Winter came hard that year. Snow pressed against windows like static. Mark’s journals filled faster than ever. He wrote facts about himself like a scientist cataloging a specimen: I like tea, not coffee. I’m afraid of forgetting Mara. He underlined her name repeatedly. Because that was new terror, what if forgets her? What if one day he looked at her and felt nothing but polite recognition? The thought hollowed him out. So he tried his best to stop going near her completely. Distance returned. Mara endured it for a while, then one night, she showed up at his house. 

“You don’t get to erase yourself to save me,” she said. “I’m not—”  

“You are.” 

She stepped closer. “I’ve been thinking.” she continued. “What if you don’t have to lose something important?” 

He frowned. “I don’t get to choose.” 

“Maybe you do.” 

He stared at her. 

“What if,” she said slowly, “you give up the memories you don’t need?” 

“Like what?” 

She swallowed. “Like the ones that hurt.” 

The idea lodged in him. He had avoided people to preserve himself. But what if he used it deliberately? What if he chose to let go?  

The next time he went near someone, it was intentional. It was his mother—she was exhausted, sitting at the kitchen table with unpaid bills. He took her hand, the memory was soft and warm. Him at four years old, asleep on her chest. The TV flickering blue light. Her whispering that she would always protect him. He felt the fierce love, the terror of failing him. When he pulled away, he held onto the warmth for as long as he could. Then he let something go, not her, not that. He focused on a memory he’d been unable to shake for years, though he only knew it from his journals. The day his father left, he didn’t remember it clearly anymore. He released it. The pain thinned. And he checked later, he still remembered Mara’s laugh. He still remembered his mother’s voice. The cost had been specific, targeted. 
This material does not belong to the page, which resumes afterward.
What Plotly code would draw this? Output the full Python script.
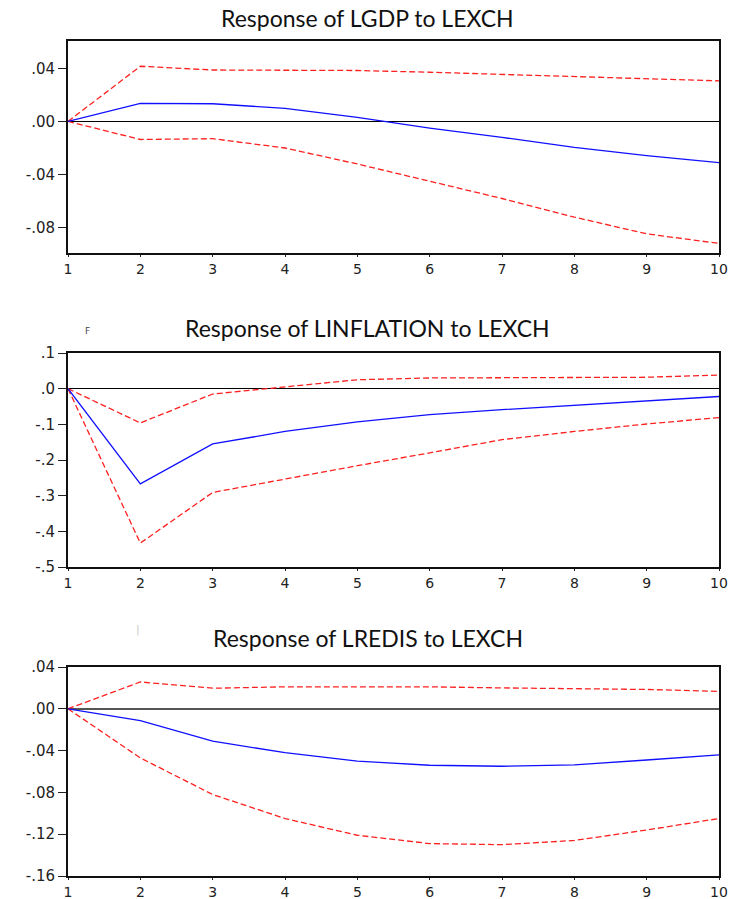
import plotly.graph_objects as go

W, H = 735, 899

periods = [1, 2, 3, 4, 5, 6, 7, 8, 9, 10]

titles = ["Response of LGDP to LEXCH",
          "Response of LINFLATION to LEXCH",
          "Response of LREDIS to LEXCH"]

gdp_resp = [0, 0.0135, 0.0133, 0.0098, 0.003, -0.005, -0.012, -0.0196, -0.0257, -0.031]
gdp_upper = [0, 0.0415, 0.0387, 0.0387, 0.0383, 0.037, 0.0355, 0.034, 0.032, 0.0305]
gdp_lower = [0, -0.0136, -0.013, -0.020, -0.032, -0.045, -0.058, -0.072, -0.0846, -0.0918]

inf_resp = [0, -0.267, -0.155, -0.12, -0.093, -0.073, -0.059, -0.047, -0.033, -0.022]
inf_upper = [0, -0.096, -0.015, 0.005, 0.025, 0.030, 0.031, 0.031, 0.032, 0.038]
inf_lower = [0, -0.433, -0.291, -0.253, -0.216, -0.180, -0.143, -0.120, -0.099, -0.081]

redis_resp = [0, -0.0114, -0.031, -0.042, -0.050, -0.054, -0.055, -0.0537, -0.049, -0.044]
redis_upper = [0, 0.0257, 0.0197, 0.021, 0.021, 0.021, 0.020, 0.019, 0.0185, 0.0167]
redis_lower = [0, -0.047, -0.082, -0.105, -0.121, -0.129, -0.130, -0.126, -0.116, -0.105]

gdp_ticks = [0.04, 0.0, -0.04, -0.08]
gdp_ticklabels = [".04", ".00", "-.04", "-.08"]
inf_ticks = [0.1, 0.0, -0.1, -0.2, -0.3, -0.4, -0.5]
inf_ticklabels = [".1", ".0", "-.1", "-.2", "-.3", "-.4", "-.5"]
redis_ticks = [0.04, 0.0, -0.04, -0.08, -0.12, -0.16]
redis_ticklabels = [".04", ".00", "-.04", "-.08", "-.12", "-.16"]

panels = [
    dict(resp=gdp_resp, up=gdp_upper, lo=gdp_lower, ticks=gdp_ticks, labels=gdp_ticklabels,
         yrange=[-0.099, 0.0605], top=41, bottom=253, title_y=18, zw=1, zc="#000"),
    dict(resp=inf_resp, up=inf_upper, lo=inf_lower, ticks=inf_ticks, labels=inf_ticklabels,
         yrange=[-0.5, 0.1], top=353, bottom=567, title_y=328, zw=1, zc="#000"),
    dict(resp=redis_resp, up=redis_upper, lo=redis_lower, ticks=redis_ticks, labels=redis_ticklabels,
         yrange=[-0.16, 0.04], top=667, bottom=876, title_y=638, zw=2, zc="#555"),
]

left_px, right_px = 68, 719
fig = go.Figure()
layout = dict(width=W, height=H, margin=dict(l=0, r=0, t=0, b=0, autoexpand=False),
              paper_bgcolor="white", plot_bgcolor="white", showlegend=False,
              annotations=[])

ytickfont = dict(family="DejaVu Sans", size=15, color="#222")
xtickfont = dict(family="DejaVu Sans", size=14, color="#222")

for i, p in enumerate(panels):
    sfx = "" if i == 0 else str(i + 1)
    xa, ya = "x" + sfx, "y" + sfx
    for series, color, dash in [(p["up"], "#FF2020", "6px,3px"),
                                (p["lo"], "#FF2020", "6px,3px"),
                                (p["resp"], "#1010FF", "solid")]:
        fig.add_trace(go.Scatter(x=periods, y=series, mode="lines", xaxis=xa, yaxis=ya,
                                 line=dict(color=color, width=1.3, dash=dash),
                                 hoverinfo="skip", cliponaxis=False))
    y0 = 1 - p["bottom"] / H
    y1 = 1 - p["top"] / H
    layout["xaxis" + sfx] = dict(domain=[left_px / W, right_px / W], anchor=ya,
                                 range=[1, 10], tickvals=periods, ticktext=[str(v) for v in periods],
                                 ticks="outside", ticklen=2, tickwidth=1, tickcolor="#222",
                                 showline=True, mirror=True, linecolor="#111", linewidth=1.5,
                                 showgrid=False, zeroline=False, tickfont=xtickfont,
                                 automargin=False, fixedrange=True)
    layout["yaxis" + sfx] = dict(domain=[y0, y1], anchor=xa, range=p["yrange"],
                                 tickvals=p["ticks"], ticktext=p["labels"],
                                 ticks="outside", ticklen=8, tickwidth=1, tickcolor="#222",
                                 showline=True, mirror=True, linecolor="#111", linewidth=2,
                                 showgrid=False, zeroline=True, zerolinecolor=p["zc"],
                                 zerolinewidth=p["zw"], tickfont=ytickfont,
                                 automargin=False, fixedrange=True)
    layout["annotations"].append(dict(text=titles[i], x=0.5, y=1 - p["title_y"] / H,
                                      xref="paper", yref="paper", xanchor="center",
                                      yanchor="middle", showarrow=False,
                                      font=dict(family="Lato", size=23, color="#111")))

layout["annotations"].append(dict(text="F", x=83 / W, y=1 - 331 / H, xref="paper", yref="paper",
                                  showarrow=False, font=dict(family="DejaVu Sans", size=9, color="#444")))
layout["annotations"].append(dict(text="|", x=134 / W, y=1 - 638 / H, xref="paper", yref="paper",
                                  showarrow=False, font=dict(family="DejaVu Sans", size=11, color="#ccc")))

fig.update_layout(**layout)
fig.write_html("out.html")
“I can steer it,” he said breathlessly. “Not perfectly. But I can choose what I surrender.” 

She searched his face, “And what are you keeping?” 

“You.” 

For the first time, she reached for him without hesitation. He let her, no memory came, instead, something new formed. Not hers, not borrowed, the beginning of something shared. 

Years later, Mark would still forget things, small things, the name of a street, the plot of a movie. But he learned to guard the pillars of himself. He learned that identity wasn’t just memory. It was a choice. Each time he reached for someone now, it was with care. He no longer tried to collect people’s pasts. He only stepped in when they asked him to carry something heavy. Grief, regret, shame. He would hold it for them, let it soften, and in exchange he would lay down something he was ready to release. He became lighter, but not emptier. 

And on the days he feared fading, Mara would press her forehead to him and say, “Tell me who you are.” 

He would smile. “I’m someone who stays.”

Mitchell, Ontario, Canada

This piece won FIRST PLACE in our 2026 Voice & Verse Writing Contest, prose ages 12-14 category.

Judge’s Note: This piece is so beautiful and polished and one of a kind. The structure, language, and narrative skills are all extremely impressive. The author of this is an incredibly empathetic, creative, and genuine writer, and the ending made me cry a little. Slowly learning about Mark’s power builds intrigue, which becomes dread as we realize he is losing himself. The solution of Mark being vulnerable with one person, who ends up being the one who saves him, is just beyond words, touching.